» DATA PROVIDED

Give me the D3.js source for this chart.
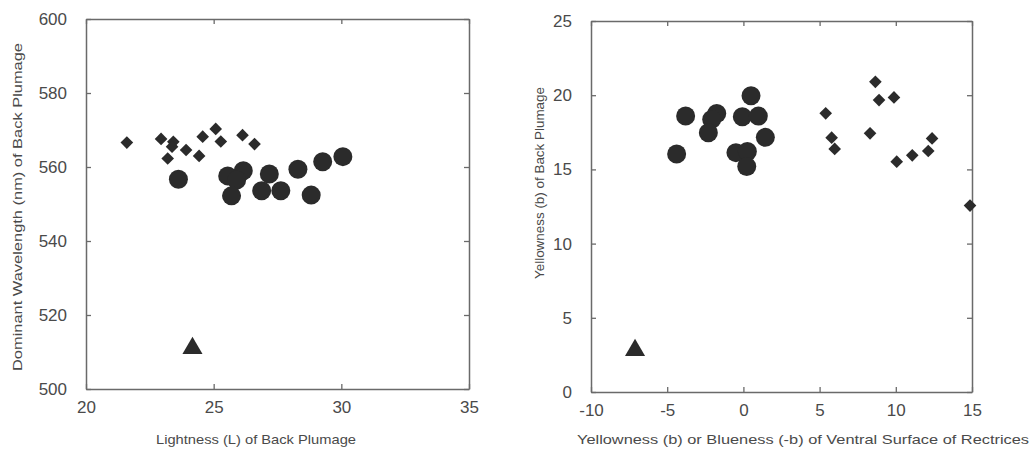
<!DOCTYPE html>
<html>
<head>
<meta charset="utf-8">
<script src="https://cdn.jsdelivr.net/npm/d3@7"></script>
<style>
	body { margin: 0; background: #fff; }
	svg text { font-family: "Liberation Sans", Arial, sans-serif; fill: #4a4a4a; }
</style>
</head>
<body>
<svg id="chart" width="1032" height="453"></svg>
<script>
	// left panel: lightness vs dominant wavelength
	var leftDiamonds = [
		[21.6, 566.6], [22.94, 567.6], [23.42, 566.8], [23.37, 565.5], [23.2, 562.3], [23.92, 564.6],
		[24.57, 568.2], [24.43, 563.0], [25.08, 570.3], [25.28, 566.9], [26.13, 568.6], [26.6, 566.2]
	];
	var leftCircles = [
		[23.62, 556.7], [25.55, 557.6], [26.16, 559.0], [25.9, 556.5], [25.7, 552.2], [27.18, 558.1],
		[26.88, 553.6], [27.63, 553.6], [28.3, 559.4], [28.82, 552.4], [29.27, 561.4], [30.06, 562.8]
	];
	var leftTriangles = [[24.17, 511.0]];
	var leftXTicks = [20, 25, 30, 35];
	var leftYTicks = [500, 520, 540, 560, 580, 600];

	// right panel: ventral yellowness vs back yellowness
	var rightCircles = [
		[-4.38, 16.04], [-3.79, 18.6], [-1.75, 18.77], [-2.08, 18.37], [-2.3, 17.47], [0.5, 19.96],
		[-0.07, 18.55], [0.98, 18.59], [1.44, 17.16], [-0.49, 16.13], [0.26, 16.2], [0.22, 15.19]
	];
	var rightDiamonds = [
		[5.4, 18.78], [5.79, 17.14], [5.99, 16.38], [8.66, 20.9], [8.9, 19.67], [9.88, 19.85],
		[8.31, 17.43], [10.06, 15.52], [11.08, 15.95], [12.13, 16.24], [12.38, 17.09], [14.87, 12.56]
	];
	var rightTriangles = [[-7.11, 2.81]];
	var rightXTicks = [-10, -5, 0, 5, 10, 15];
	var rightYTicks = [0, 5, 10, 15, 20, 25];

	var svg = d3.select('#chart');
	var ink = '#2b2b2b', axisColor = '#6a6a6a';

	var circleSym = d3.symbol().type(d3.symbolCircle).size(Math.PI * 9.5 * 9.5);
	var diamondSym = d3.symbol().type(d3.symbolSquare).size(80);
	var triangleSym = d3.symbol().type(d3.symbolTriangle).size(175);

	function drawPanel(cfg) {
		var x = d3.scaleLinear().domain(cfg.xDomain).range([cfg.left, cfg.right]);
		var y = d3.scaleLinear().domain(cfg.yDomain).range([cfg.bottom, cfg.top]);
		var g = svg.append('g');

		// frame with inward ticks on every side
		g.append('g').attr('transform', 'translate(0,' + cfg.bottom + ')')
			.call(d3.axisBottom(x).tickValues(cfg.xTicks).tickSizeInner(-5).tickSizeOuter(0).tickPadding(12)
				.tickFormat(function (d) { return d < 0 ? '-' + Math.abs(d) : d; }));
		g.append('g').attr('transform', 'translate(0,' + cfg.top + ')')
			.call(d3.axisTop(x).tickValues(cfg.xTicks).tickSizeInner(-5).tickSizeOuter(0).tickFormat(''));
		g.append('g').attr('transform', 'translate(' + cfg.left + ',0)')
			.call(d3.axisLeft(y).tickValues(cfg.yTicks).tickSizeInner(-5).tickSizeOuter(0).tickPadding(19));
		g.append('g').attr('transform', 'translate(' + cfg.right + ',0)')
			.call(d3.axisRight(y).tickValues(cfg.yTicks).tickSizeInner(-5).tickSizeOuter(0).tickFormat(''));

		g.selectAll('.domain').attr('stroke', axisColor).attr('stroke-width', 1.5);
		g.selectAll('.tick line').attr('stroke', axisColor).attr('stroke-width', 1.3);
		g.selectAll('.tick text').attr('font-size', 17).attr('fill', '#4a4a4a')
			.attr('font-family', '"Liberation Sans", Arial, sans-serif');

		g.selectAll('path.circ').data(cfg.circles).enter().append('path')
			.attr('d', circleSym).attr('fill', ink)
			.attr('transform', function (d) { return 'translate(' + x(d[0]) + ',' + y(d[1]) + ')'; });
		g.selectAll('path.diam').data(cfg.diamonds).enter().append('path')
			.attr('d', diamondSym).attr('fill', ink)
			.attr('transform', function (d) { return 'translate(' + x(d[0]) + ',' + y(d[1]) + ') rotate(45)'; });
		g.selectAll('path.tri').data(cfg.triangles).enter().append('path')
			.attr('d', triangleSym).attr('fill', ink)
			.attr('transform', function (d) { return 'translate(' + x(d[0]) + ',' + y(d[1]) + ')'; });

		g.append('text')
			.attr('x', cfg.xTitle[0]).attr('y', cfg.xTitle[1])
			.attr('text-anchor', 'middle').attr('font-size', 13)
			.attr('textLength', cfg.xTitle[2]).attr('lengthAdjust', 'spacingAndGlyphs')
			.text(cfg.xLabel);
		g.append('text')
			.attr('transform', 'translate(' + cfg.yTitle[0] + ',' + cfg.yTitle[1] + ') rotate(-90)')
			.attr('text-anchor', 'middle').attr('font-size', 13)
			.attr('textLength', cfg.yTitle[2]).attr('lengthAdjust', 'spacingAndGlyphs')
			.text(cfg.yLabel);
	}

	drawPanel({
		left: 86, right: 469, top: 19, bottom: 389,
		xDomain: [20, 35], yDomain: [500, 600],
		xTicks: leftXTicks, yTicks: leftYTicks,
		circles: leftCircles, diamonds: leftDiamonds, triangles: leftTriangles,
		xLabel: 'Lightness (L) of Back Plumage', xTitle: [256, 444, 200],
		yLabel: 'Dominant Wavelength (nm) of Back Plumage', yTitle: [22, 207, 328]
	});

	drawPanel({
		left: 591, right: 972, top: 21, bottom: 392,
		xDomain: [-10, 15], yDomain: [0, 25],
		xTicks: rightXTicks, yTicks: rightYTicks,
		circles: rightCircles, diamonds: rightDiamonds, triangles: rightTriangles,
		xLabel: 'Yellowness (b) or Blueness (-b) of Ventral Surface of Rectrices', xTitle: [803, 444, 452],
		yLabel: 'Yellowness (b) of Back Plumage', yTitle: [544, 183, 192]
	});
</script>
</body>
</html>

» SHORT TASK
Your task is to return the lines above, from the first one up to and including the line containing "var ink = '#2b2b2b', axisColor = '#6a6a6a';", minus any pictures.

» THE COMPLETED TASK
Give me the D3.js source for this chart.
<!DOCTYPE html>
<html>
<head>
<meta charset="utf-8">
<script src="https://cdn.jsdelivr.net/npm/d3@7"></script>
<style>
	body { margin: 0; background: #fff; }
	svg text { font-family: "Liberation Sans", Arial, sans-serif; fill: #4a4a4a; }
</style>
</head>
<body>
<svg id="chart" width="1032" height="453"></svg>
<script>
	// left panel: lightness vs dominant wavelength
	var leftDiamonds = [
		[21.6, 566.6], [22.94, 567.6], [23.42, 566.8], [23.37, 565.5], [23.2, 562.3], [23.92, 564.6],
		[24.57, 568.2], [24.43, 563.0], [25.08, 570.3], [25.28, 566.9], [26.13, 568.6], [26.6, 566.2]
	];
	var leftCircles = [
		[23.62, 556.7], [25.55, 557.6], [26.16, 559.0], [25.9, 556.5], [25.7, 552.2], [27.18, 558.1],
		[26.88, 553.6], [27.63, 553.6], [28.3, 559.4], [28.82, 552.4], [29.27, 561.4], [30.06, 562.8]
	];
	var leftTriangles = [[24.17, 511.0]];
	var leftXTicks = [20, 25, 30, 35];
	var leftYTicks = [500, 520, 540, 560, 580, 600];

	// right panel: ventral yellowness vs back yellowness
	var rightCircles = [
		[-4.38, 16.04], [-3.79, 18.6], [-1.75, 18.77], [-2.08, 18.37], [-2.3, 17.47], [0.5, 19.96],
		[-0.07, 18.55], [0.98, 18.59], [1.44, 17.16], [-0.49, 16.13], [0.26, 16.2], [0.22, 15.19]
	];
	var rightDiamonds = [
		[5.4, 18.78], [5.79, 17.14], [5.99, 16.38], [8.66, 20.9], [8.9, 19.67], [9.88, 19.85],
		[8.31, 17.43], [10.06, 15.52], [11.08, 15.95], [12.13, 16.24], [12.38, 17.09], [14.87, 12.56]
	];
	var rightTriangles = [[-7.11, 2.81]];
	var rightXTicks = [-10, -5, 0, 5, 10, 15];
	var rightYTicks = [0, 5, 10, 15, 20, 25];

	var svg = d3.select('#chart');
	var ink = '#2b2b2b', axisColor = '#6a6a6a';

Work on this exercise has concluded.